With a height of 59 meters, the mighty west towers of the collegiate church of St. Marien and Nicolai in Jerichow tower over the Elbe meadows. They bear witness to the monastery’s more than 875-year history and arouse admiration for the great building achievements of the Middle Ages. The Romanesque monastery complex, which has been preserved in large parts in its original style, is today one of the most visited stops on the Romanesque Road. The area of the monastery garden, which has been recreated in the style of the Middle Ages, invites guests to linger. In addition to the dyer’s garden and the vegetable and spice garden, visitors can also nibble in a field fruit garden.

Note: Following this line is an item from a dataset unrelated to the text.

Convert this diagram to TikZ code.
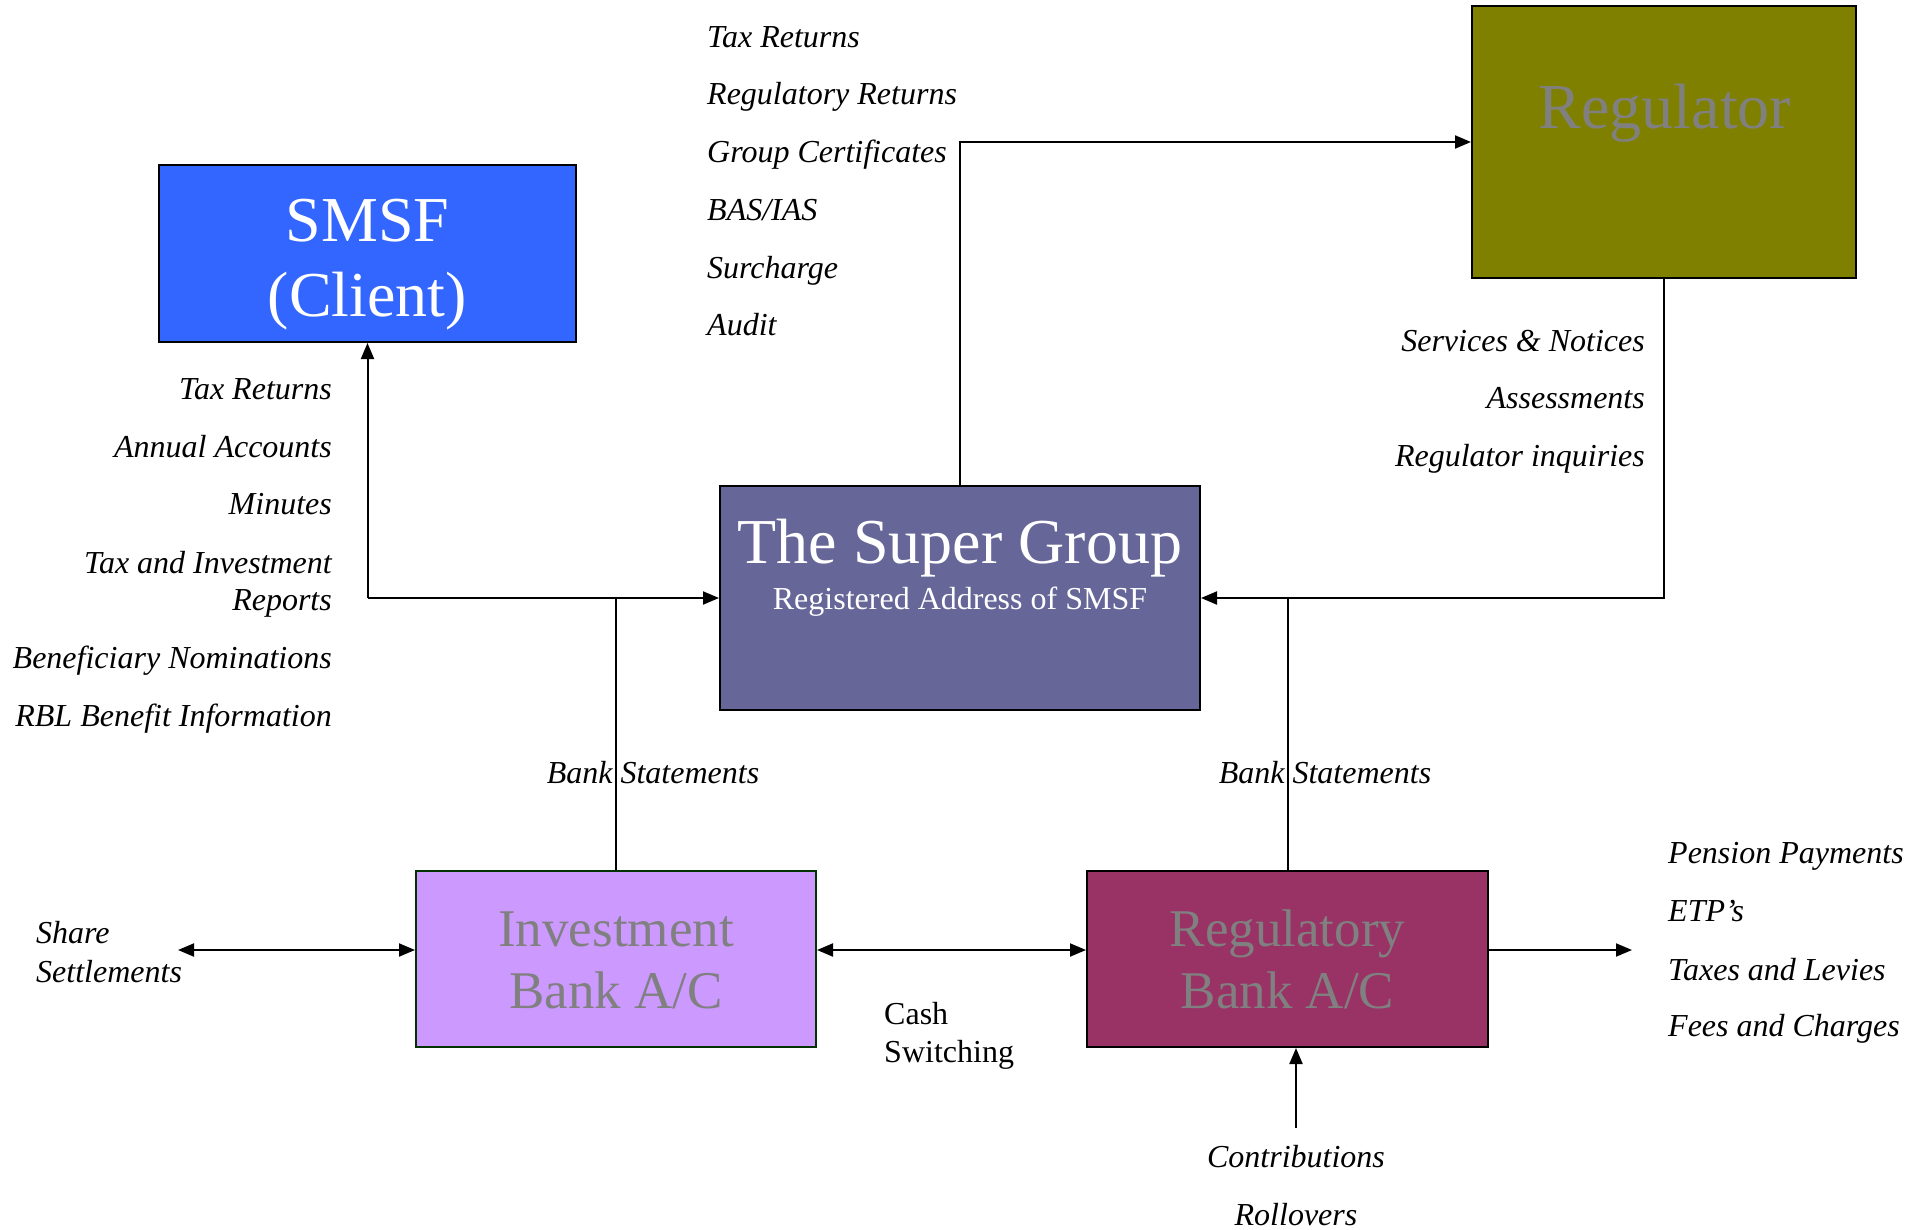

East of the Elbe, in the former Slavic settlement area, cathedrals, monasteries and numerous village churches were built within a few decades in the course of large-scale Christian missionary activity in the 12th century. In 1144 King Konrad III confirms the foundation of the Premonstratensian Monastery of Jerichow from possessions of the Counts of Stade and places it under the legal control of the Bishopric of Havelberg. Canons from the monastery of Our Lady in Magdeburg establish their settlement in the center of the town near the present-day town church. However, due to the “tumult of the market hustle and bustle”, the location is abandoned again as early as 1148 and moved to the present site. In the course of the 12th and 13th centuries, the Romanesque monastery complex with basilica, enclosure, numerous farm buildings and surrounding wall was built. However, since there was a lack of natural stone as a building material for monastery construction in a wide area, the rich clay deposits were used to build one of the earliest and largest brick churches in northern Germany. Starting from Jerichow, brick architecture spreads throughout the stone-poor lowlands of northern Germany and reaches its peak with the Brick Gothic. Soon after its foundation, the monastery becomes embroiled in the power struggles between the archbishops of Magdeburg and the margraves of Brandenburg, both of whom lay claim to the area, parts of which today belong to the Jerichow Land. The monastery thus loses its importance, but in this way the Romanesque building fabric in the area of the church and enclosure remains untouched until modern times. In the course of the Lutheran Reformation, the monastery was dissolved in 1552.